In my experience, insurance isn’t the first thing most people think about when they wake up in the morning. Whether something will be covered isn’t even a thought until a person has a claim against them or they experience a loss and are seeking reimbursement for damages.
The “general liability insurance policies” through which most businesses protect themselves will include an exclusion from coverage for “intentional acts.” After all, insurance companies cannot be expected to insure a business for the intentional consequences of that business’ conduct. An intentional act is when the insured party acted with the expectation that the harm that followed was intended, and that the consequences of that act were (reasonably) foreseeable. In litigation, claims are often pled in “the alternative” with one count of a complaint asserting that the conduct giving rise to the claim was “negligent” and another count alleging that it was “intentional.” As a result, more often than not, there is a dispute about whether the conduct on which an insurance claim is based took place or whether the claim arises from “intentional conduct.”
Consequently, the issue of whether a claim is excluded from coverage as an “intentional act” is frequently presented when a business or individual faces a claim against a them and seeks to have their insurance carrier pay for a defense or to cover the losses. However, most insurance policies contain language that excludes coverage of claims resulting from intentional acts. In these instances, the claim would be outside the policy’s coverage. But, if a claim states the insured party was negligent, or that they acted with intent but did not intend to cause harm, then this may not constitute an intentional act. For example, a chemical manufacturer may have intended to dispose of waste in a pit designed to store the waste. The act of storing waste is therefore “intentional.” However, it may not have been foreseeable that the waste would leech from the storage pit into the ground water. If someone sues the manufacturer over this incident, the company may be able to argue that their defense or losses should be covered by their insurer. (Incidentally, this example raises some complications around what is known as the “pollution exclusion,” but that is an article for another day!)
Determining intent can be difficult if allegations in the claim are generic or ambiguous, but this is to the benefit of the insured. If there is even a possibility that the act could have been negligent rather than intentional, then it may still be within coverage of the policy and the insurer is obligated to provide a defense. But if the claim evolves and the court finds the act was intentional, making the claim fall outside coverage, then the insurer can terminate the defense. Sometimes, savvy attorneys will intentionally plead claims in a vague or generic manner in the hope of triggering insurance coverage for the claim.
So, you receive a reservation of rights letter that supposedly contains an explanation of why the claim may not or allegedly is not covered — what are your options?
Seek out somebody who can explain the coverage position.
It is important to understand the circumstances identified by the insurer in which the policyholder would and would not have coverage. In many cases a policyholder has the right to independent counsel paid for by the insurance carrier, but much of the time the insurer will not tell the insured that this is a possibility.
The insurer’s coverage position is not set in stone.

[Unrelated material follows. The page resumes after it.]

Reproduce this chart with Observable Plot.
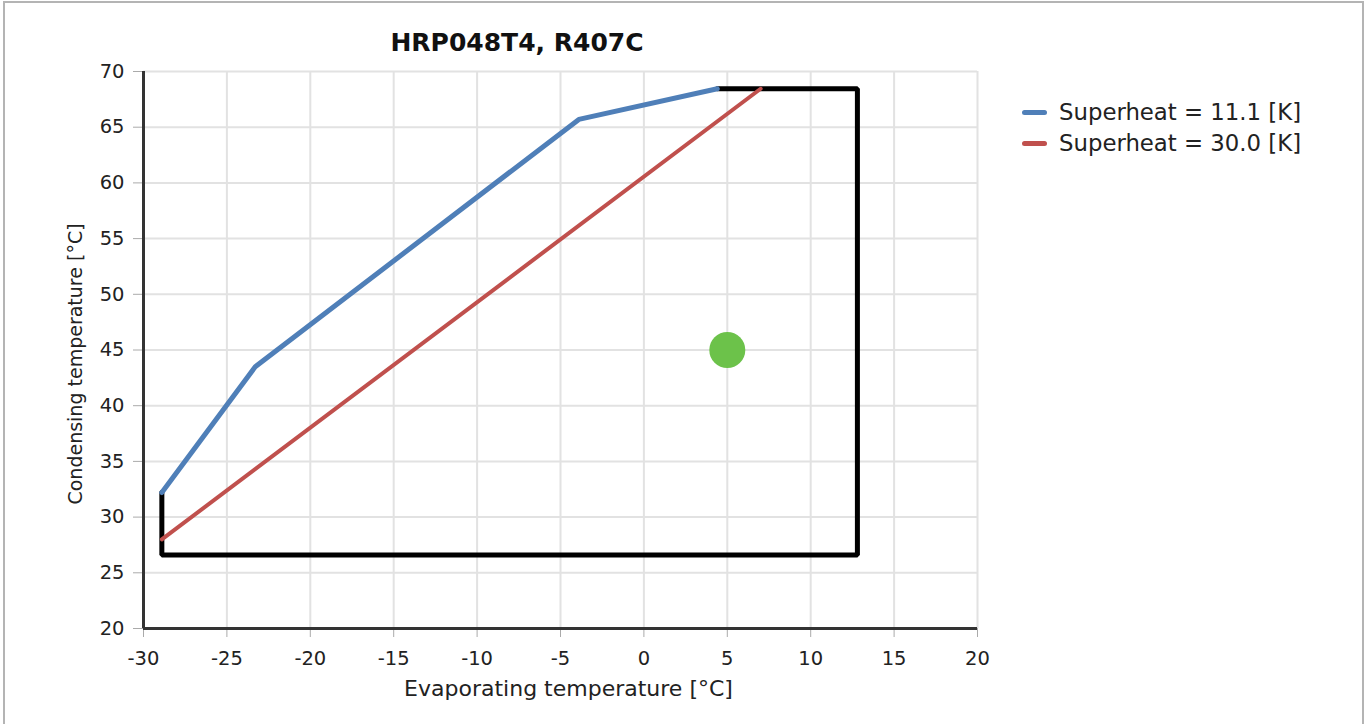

Just because the reservation of rights letter takes a certain position on the coverage, it does not mean that position cannot be revisited and reconsidered. Frequently, the insurer’s first response is a hard “no,” but appropriate pushback can cause it to reevaluate.
Don’t let the insurance carrier go fishing.
It is always a good idea to consult with coverage counsel after receiving a reservation of rights letter because the insurer may be fishing for information that would exclude coverage. The insurer does this by asking for more information from the insured so that it can “evaluate” coverage, when really it is asking for information to help establish that the claim is outside the policy’s coverage. Coverage counsel can assist in presenting the claim or responding to requests for information in a way that ensures that communication is not used by the insurer to avoid coverage.
Don’t accept “no.”
Remember, insurance carriers do not make money paying claims. Reservation of rights letters identify anything that could arguably avoid insurance coverage. There is often a basis to push back on the insurer’s position, and coverage counsel can help you enforce your rights.